The last few weeks I noticed my yard was starting to turn green in places. While this is often a welcome sight, it was most disturbing today. Each green patch was a collection of weeds trying to get an early start on conquering my yard. I could not do anything about it immediately because we had several rainy days that corresponded with my days off. When I could finally work in the yard, the green patches had grown larger. As I was plucking some weeds by hand and planning chemical warfare against the rest, I realized how similar this was to keeping ourselves pure.
Ideally, we would all like a beautiful lawn with a rich growth of lush green grass. Most contractors lay sod when they build a house so we often start with a perfect yard. After time wind, bugs, and the visiting neighborhood dogs bring weed seeds into our yard where they can take root and, if unchecked, flourish. What amazes me is that one must spend money and time watering and fertilizing the grass to make it grow strong but weeds seem to thrive on negligence.
The weeds in our lives follow a similar pattern. They start small. We have a few problems here and there but it does not appear to be serious. We may tell the occasional lie or filthy joke, curse, or have lustful thoughts. Of course, we do not intend for it to develop into a serious problem; just an infrequent indulgence. However, as we let these sins take root, they will grow.

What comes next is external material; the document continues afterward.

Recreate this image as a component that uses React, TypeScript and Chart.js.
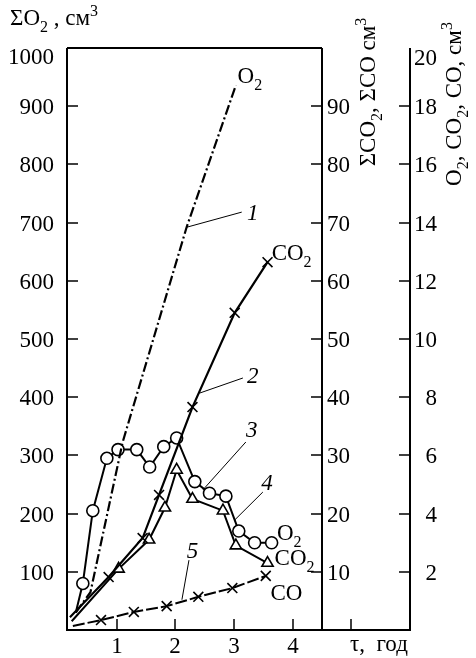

If we do not strive to eliminate the sinful thoughts and actions, they will spread quickly. Sin breeds sin. In our experience, we often find it is easier to commit a sin a second time than it was the first time. The first time we face a great temptation, we are often mindful of the spiritual consequences and hear the lessons of parents, preachers, and teachers echoing through our minds. Yet when we sin—and are not struck by lightning—we become more confident in sinning again. Soon we feel we can hide our sin from others very well and that it is not really hurting us. Like those annoying weeds, sin soon has spread in our hearts.
The grass cannot grow where the weeds dominate. When sin grows in our heart, it displaces good. As James says, “Can a spring send forth fresh water and bitter from the same opening?” James 3:11. Jesus condemned the church in Laodicea for being lukewarm, Revelation 3:15-16. We must be committed to righteousness and determine not to let sin take hold in our lives. As the weeds take the nutrients from the grass, so sin saps the spiritual strength out of our life. We must not “falter between two opinions,” 1 Kings 18:21.
One sobering lesson we must remember is that it is tougher to get rid of weeds when they are prevalent in the yard. It takes expensive chemicals and extensive labor to get rid of the intruders. When sin becomes habit, it is equally hard to eliminate it. Some people struggle for years to eradicate sins that have become integral parts of their lives. Always remember, it is easier to overcome temptation than to purge a bad habit. Of course, God will help us if we ask.
Be diligent, vigilant, and thorough in rooting out sin, and your life, like a beautifully manicured lawn, will be organized, peaceful, and fulfilling.